Swope and Hurst were able to identify some of the people in the photographs, but not those who took and printed the images. They published their book Casa Susanna in 2005 without knowing who the photographer(s) might have been—nor was there any reason to think they would ever know.
When a crossdresser named Andrea Susan visited Fantasia Fair Director Miqqi Alicia in Toronto last year, Miqqi showed her Casa Susanna. Andrea immediately realized she had taken most of the photos in the book. Last fall at Fantasia Fair, Andrea revealed that she had taken many of the photographs in Swope and Hurst’s book.
Andrea’s casual statement planted a bug in my brain. When Harvey Fierstein’s play Casa Valentina, which is based on the real-life Casa Susanna, opened on Broadway, I began to write an essay called The Historical Roots of Casa Valentina and sent e-mails to Andrea to ask if I might mention her name in Chrysalis.

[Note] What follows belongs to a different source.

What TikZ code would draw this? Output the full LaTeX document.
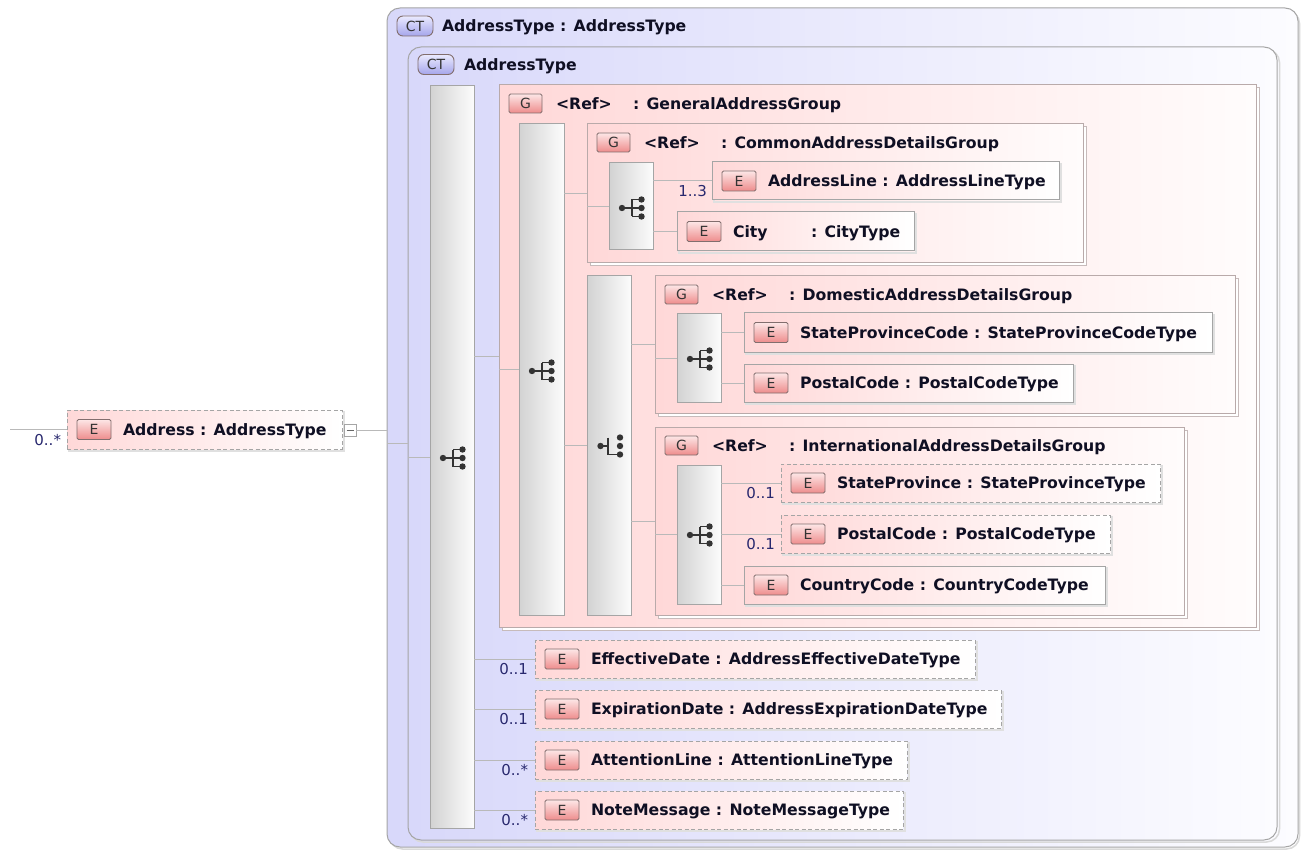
\documentclass[tikz,border=0pt]{standalone}
\usepackage{fontspec}
\setmainfont{DejaVu Sans}
\usetikzlibrary{calc}
\definecolor{ctl}{RGB}{216,216,250}
\definecolor{ctr}{RGB}{252,252,255}
\definecolor{pkl}{RGB}{255,216,216}
\definecolor{pkr}{RGB}{255,252,252}
\definecolor{sql}{RGB}{210,210,210}
\definecolor{sqr}{RGB}{252,252,252}
\definecolor{bd}{RGB}{165,165,165}
\definecolor{gbd}{RGB}{185,170,170}
\definecolor{conncol}{RGB}{185,185,185}
\definecolor{mult}{RGB}{40,40,110}
\definecolor{txt}{RGB}{15,15,35}
\definecolor{ebd}{RGB}{130,110,110}
\definecolor{ebt}{RGB}{253,230,230}
\definecolor{ebb}{RGB}{238,140,140}
\definecolor{ctbt}{RGB}{234,234,255}
\definecolor{ctbb}{RGB}{165,165,235}
\newcommand\bx[6]{\node[#2, anchor=north west, minimum width={(#5)-(#3)}, minimum height={(#6)-(#4)}] (#1) at (#3,#4) {};}
\newcommand\gsh[4]{\draw[gshadow] ({#1+3},{#2+3}) rectangle ({#3+3},{#4+3});}
\newcommand\esh[4]{\draw[eshadow] ({#1+2},{#2+2}) rectangle ({#3+2},{#4+2});}
\newcommand\el[7]{\esh{#3}{#4}{#5}{#6}\bx{#1}{#2}{#3}{#4}{#5}{#6}%
  \node[badge] (#1-b) at ({#3+27},{(#4+#6)/2}) {E};%
  \node[lbl] (#1-t) at ({#3+56},{(#4+#6)/2+5.6}) {#7};}
\newcommand\grp[6]{\gsh{#2}{#3}{#4}{#5}\bx{#1}{grpbox}{#2}{#3}{#4}{#5}%
  \node[gbadge] (#1-b) at ({#2+26.5},{#3+18.5}) {G};%
  \node[lbl] (#1-r) at ({#2+57},{#3+24.1}) {<Ref>};%
  \node[lbl] (#1-t) at ({#2+134},{#3+24.1}) {#6};}
\newcommand\seqicon[2]{\begin{scope}[shift={(#1,#2)}]
  \draw[icon] (-10,0) -- (0,0) (0,-8.5) -- (0,8.5) (0,-8.5) -- (9.5,-8.5) (0,8.5) -- (9.5,8.5) (0,0) -- (9.5,0);
  \fill[black!80] (-10,0) circle (3.2pt) (9.5,-8.5) circle (3.2pt) (9.5,0) circle (3.2pt) (9.5,8.5) circle (3.2pt);
\end{scope}}
\newcommand\choiceicon[2]{\begin{scope}[shift={(#1,#2)}]
  \draw[icon] (-7.5,0) -- (0,0) (0,-8.5) -- (0,8.5) -- (12,8.5);
  \fill[black!80] (-7.5,0) circle (3.2pt) (12,-8.5) circle (3.2pt) (12,0) circle (3.2pt) (12,8.5) circle (3.2pt);
\end{scope}}
\begin{document}
\begin{tikzpicture}[x=1pt,y=-1pt,
  every node/.style={inner sep=0pt, outer sep=0pt},
  ctbox/.style={draw=bd, line width=1pt, rounded corners=13pt, left color=ctl, right color=ctr},
  grpbox/.style={draw=gbd, line width=1pt, left color=pkl, right color=pkr},
  elbox/.style={draw=bd, line width=1pt, left color=pkl, right color=white},
  optbox/.style={elbox, dash pattern=on 4pt off 2.5pt},
  seqbar/.style={draw=bd, line width=1pt, left color=sql, right color=sqr},
  gshadow/.style={draw=gbd!80, line width=1pt, fill=white},
  eshadow/.style={draw=black!12, line width=1.2pt},
  badge/.style={draw=ebd, line width=0.9pt, rounded corners=1.5pt, top color=ebt, bottom color=ebb, minimum width=34pt, minimum height=20pt, font=\fontsize{14}{14}\selectfont, text=black!80},
  gbadge/.style={badge, minimum width=33pt, minimum height=19pt},
  ctbadge/.style={badge, rounded corners=6pt, top color=ctbt, bottom color=ctbb, minimum width=36pt},
  lbl/.style={font=\fontsize{15.7}{18}\selectfont\bfseries, text=txt, anchor=base west},
  mlt/.style={font=\fontsize{15}{18}\selectfont, text=mult, anchor=base east},
  conn/.style={draw=conncol, line width=1pt},
  icon/.style={line width=1.3pt, draw=black!80},
]
\fill[white] (0,0) rectangle (1301,850);
\useasboundingbox (0,0) rectangle (1301,850);

% outer complex type
\draw[black!15, line width=1.5pt, rounded corners=13pt] (389.5,10.5) rectangle (1299.5,849);
\bx{cto}{ctbox}{387}{8}{1298}{847}
\node[ctbadge] (cto-b) at (415,26) {CT};
\node[lbl] (cto-t) at (442,31.6) {AddressType : AddressType};

% inner complex type
\draw[black!15, line width=1.5pt, rounded corners=13pt] (410,49.5) rectangle (1279.5,842);
\bx{cti}{ctbox}{408}{47}{1277}{840}
\node[ctbadge] (cti-b) at (436,64.5) {CT};
\node[lbl] (cti-t) at (464,70.1) {AddressType};

% main sequence
\bx{seqm}{seqbar}{430}{86}{474}{828}
\seqicon{453}{458}

% general group
\grp{gen}{499}{85}{1256}{627}{: GeneralAddressGroup}
\bx{seqg}{seqbar}{519}{124}{564}{615}
\seqicon{542}{371}

% common group
\grp{com}{587}{124}{1083}{263}{: CommonAddressDetailsGroup}
\bx{seqc}{seqbar}{609}{163}{653}{250}
\seqicon{632}{208}
\el{aline}{elbox}{712}{162}{1059}{200}{AddressLine : AddressLineType}
\el{city}{elbox}{677}{212}{914}{251}{City}
\node[lbl] (city-t2) at (811,237.1) {: CityType};

% choice
\bx{chc}{seqbar}{587}{276}{631}{615}
\choiceicon{608}{446}

% domestic group
\grp{dom}{655}{276}{1235}{413}{: DomesticAddressDetailsGroup}
\bx{seqd}{seqbar}{677}{314}{721}{402}
\seqicon{700}{359}
\el{spc}{elbox}{744}{313}{1212}{352}{StateProvinceCode : StateProvinceCodeType}
\el{pca}{elbox}{744}{364}{1073}{402}{PostalCode : PostalCodeType}

% international group
\grp{intl}{655}{427}{1184}{615}{: InternationalAddressDetailsGroup}
\bx{seqi}{seqbar}{677}{465}{721}{604}
\seqicon{700}{535}
\el{sp}{optbox}{781}{464}{1160}{502}{StateProvince : StateProvinceType}
\el{pcb}{optbox}{781}{515}{1110}{553}{PostalCode : PostalCodeType}
\el{cc}{elbox}{744}{566}{1105}{604}{CountryCode : CountryCodeType}

% remaining elements
\el{eff}{optbox}{535}{640}{975}{678}{EffectiveDate : AddressEffectiveDateType}
\el{exd}{optbox}{535}{690}{1001}{728}{ExpirationDate : AddressExpirationDateType}
\el{att}{optbox}{535}{741}{907}{779}{AttentionLine : AttentionLineType}
\el{nm}{optbox}{535}{791}{903}{829}{NoteMessage : NoteMessageType}

% root element
\el{addr}{optbox}{67}{410}{342}{449}{Address : AddressType}
\node[draw=bd, fill=white, minimum size=12pt, line width=0.8pt] (minus) at (350,430) {};
\draw[black!60, line width=1pt] ([xshift=-3.5pt]minus.center) -- ([xshift=3.5pt]minus.center);

% connectors
\coordinate (start) at (10,429.5);
\draw[conn] (start) -- (addr.west);
\draw[conn] (minus.east) -- (minus.east -| cto.west);
\draw[conn] (cto.west |- cti.west) -- (cti.west);
\draw[conn] (cti.west |- seqm.west) -- (seqm.west);
\foreach \n in {gen,eff,exd,att,nm} \draw[conn] (seqm.east |- \n.west) -- (\n.west);
\draw[conn] (gen.west |- seqg.west) -- (seqg.west);
\foreach \n in {com,chc} \draw[conn] (seqg.east |- \n.west) -- (\n.west);
\draw[conn] (com.west |- seqc.west) -- (seqc.west);
\foreach \n in {aline,city} \draw[conn] (seqc.east |- \n.west) -- (\n.west);
\foreach \n in {dom,intl} \draw[conn] (chc.east |- \n.west) -- (\n.west);
\draw[conn] (dom.west |- seqd.west) -- (seqd.west);
\foreach \n in {spc,pca} \draw[conn] (seqd.east |- \n.west) -- (\n.west);
\draw[conn] (intl.west |- seqi.west) -- (seqi.west);
\foreach \n in {sp,pcb,cc} \draw[conn] (seqi.east |- \n.west) -- (\n.west);

% multiplicities
\node[mlt] (m-addr) at (61,445) {0..*};
\node[mlt] (m-aline) at (707,196.5) {1..3};
\node[mlt] (m-sp) at (775,498.5) {0..1};
\node[mlt] (m-pcb) at (775,549.5) {0..1};
\node[mlt] (m-eff) at (528,674.5) {0..1};
\node[mlt] (m-exd) at (528,724.5) {0..1};
\node[mlt] (m-att) at (528,775.5) {0..*};
\node[mlt] (m-nm) at (528,825.5) {0..*};
\end{tikzpicture}
\end{document}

When I reached her she told me an astonishing story which, thanks to Miqqi’s efforts, she will tell at 3 pm on Friday, October 24th in Provincetown, Massachusetts at the 40th Fantasia Fair.
After a lunch at Palisades Mall, Andrea and I sat in my fiancee’s new car and went through the images in Casa Susanna. I made a note beside each image Andrea remembered taking or developing (in those days most crossdressers were afraid to have their film developed at a commercial lab). When we had finished, three-quarters of the photographs in the book noted Andrea’s involvement.
Andrea has had a long and distinguished career as a cinematographer and film producer, but arguably her finest work wound up on the pages of Casa Susanna.